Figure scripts
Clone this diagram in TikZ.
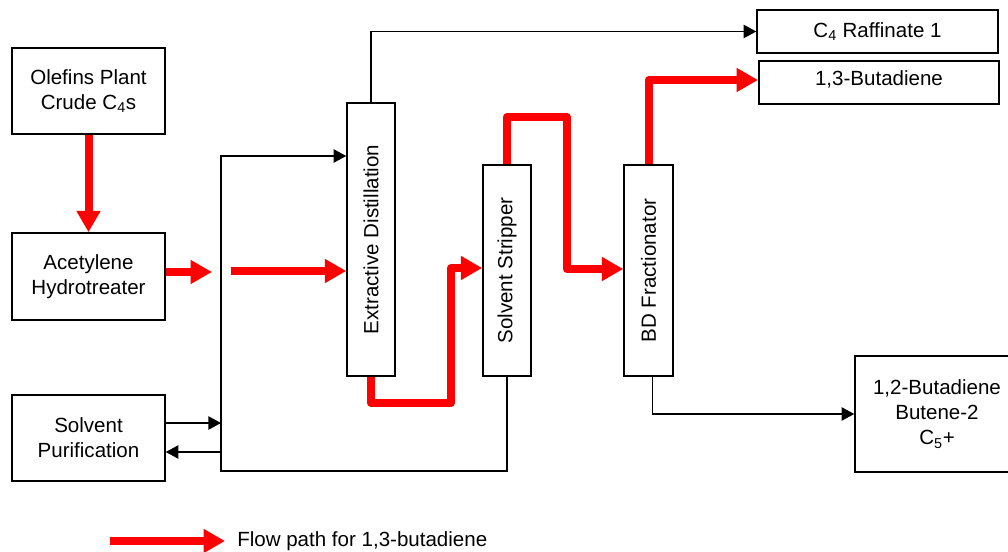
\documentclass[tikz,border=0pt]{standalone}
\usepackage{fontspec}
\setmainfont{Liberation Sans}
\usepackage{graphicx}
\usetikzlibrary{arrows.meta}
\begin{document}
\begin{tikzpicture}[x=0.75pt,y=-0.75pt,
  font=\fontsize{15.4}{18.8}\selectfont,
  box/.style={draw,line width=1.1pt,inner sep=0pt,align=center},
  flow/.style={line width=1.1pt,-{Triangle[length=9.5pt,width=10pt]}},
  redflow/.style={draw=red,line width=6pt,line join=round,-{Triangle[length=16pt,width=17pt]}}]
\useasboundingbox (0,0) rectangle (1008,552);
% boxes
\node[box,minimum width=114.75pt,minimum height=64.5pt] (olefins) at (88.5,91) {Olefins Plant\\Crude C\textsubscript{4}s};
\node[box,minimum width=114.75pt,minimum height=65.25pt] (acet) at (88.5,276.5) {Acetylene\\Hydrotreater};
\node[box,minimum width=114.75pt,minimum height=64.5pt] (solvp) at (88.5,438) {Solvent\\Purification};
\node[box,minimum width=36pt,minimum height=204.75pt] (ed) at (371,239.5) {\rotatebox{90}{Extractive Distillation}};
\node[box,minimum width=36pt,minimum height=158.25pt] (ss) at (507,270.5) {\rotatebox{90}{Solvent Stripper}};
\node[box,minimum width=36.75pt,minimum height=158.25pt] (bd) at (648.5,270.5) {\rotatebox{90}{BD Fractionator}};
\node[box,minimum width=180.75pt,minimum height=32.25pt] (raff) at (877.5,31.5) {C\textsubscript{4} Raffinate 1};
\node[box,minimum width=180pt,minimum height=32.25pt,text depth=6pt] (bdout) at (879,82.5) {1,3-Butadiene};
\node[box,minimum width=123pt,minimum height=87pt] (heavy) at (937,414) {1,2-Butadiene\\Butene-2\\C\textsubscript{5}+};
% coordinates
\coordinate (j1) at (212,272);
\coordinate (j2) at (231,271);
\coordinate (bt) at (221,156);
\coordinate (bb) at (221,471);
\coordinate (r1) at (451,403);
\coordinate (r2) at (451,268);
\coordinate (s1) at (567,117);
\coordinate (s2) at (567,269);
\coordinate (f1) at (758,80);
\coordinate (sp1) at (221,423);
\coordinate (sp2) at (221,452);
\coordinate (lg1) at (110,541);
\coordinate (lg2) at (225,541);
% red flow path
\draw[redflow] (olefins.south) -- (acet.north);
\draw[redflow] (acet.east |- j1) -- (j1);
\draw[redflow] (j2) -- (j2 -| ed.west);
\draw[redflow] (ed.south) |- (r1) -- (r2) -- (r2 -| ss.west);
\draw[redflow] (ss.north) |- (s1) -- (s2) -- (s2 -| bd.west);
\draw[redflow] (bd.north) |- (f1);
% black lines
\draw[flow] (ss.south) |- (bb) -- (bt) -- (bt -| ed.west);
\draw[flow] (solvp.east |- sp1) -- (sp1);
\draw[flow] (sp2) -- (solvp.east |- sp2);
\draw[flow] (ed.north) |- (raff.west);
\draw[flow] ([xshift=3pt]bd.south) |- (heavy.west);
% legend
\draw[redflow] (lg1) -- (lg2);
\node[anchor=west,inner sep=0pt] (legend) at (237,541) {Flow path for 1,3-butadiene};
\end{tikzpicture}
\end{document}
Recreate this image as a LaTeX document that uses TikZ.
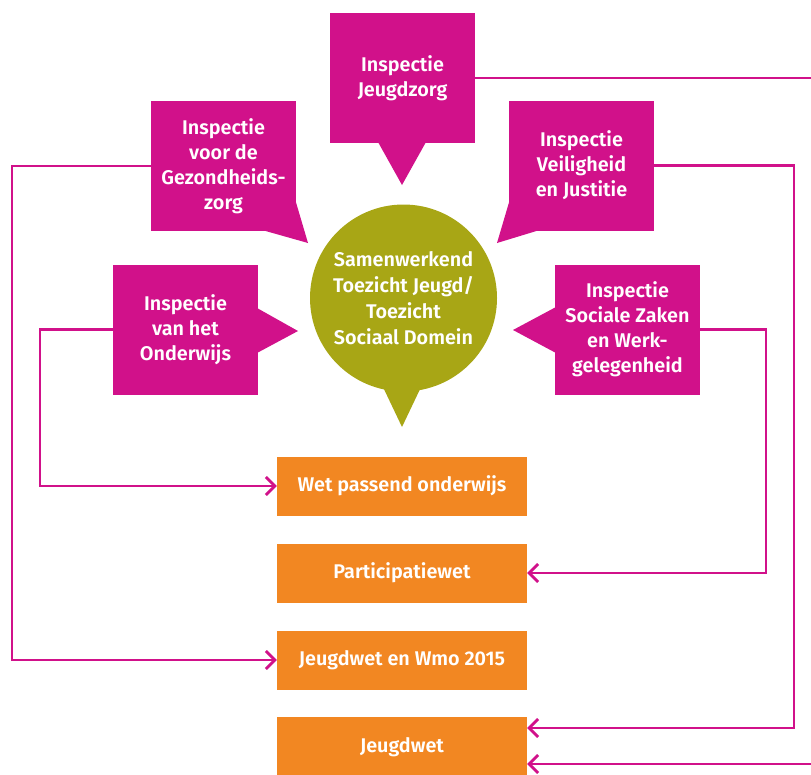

TASK DESCRIPTION — Identify the lines in the entries that hold "this" and return each one.

COMPLETE ANSWER —
Clone this diagram in TikZ.
Recreate this image as a LaTeX document that uses TikZ.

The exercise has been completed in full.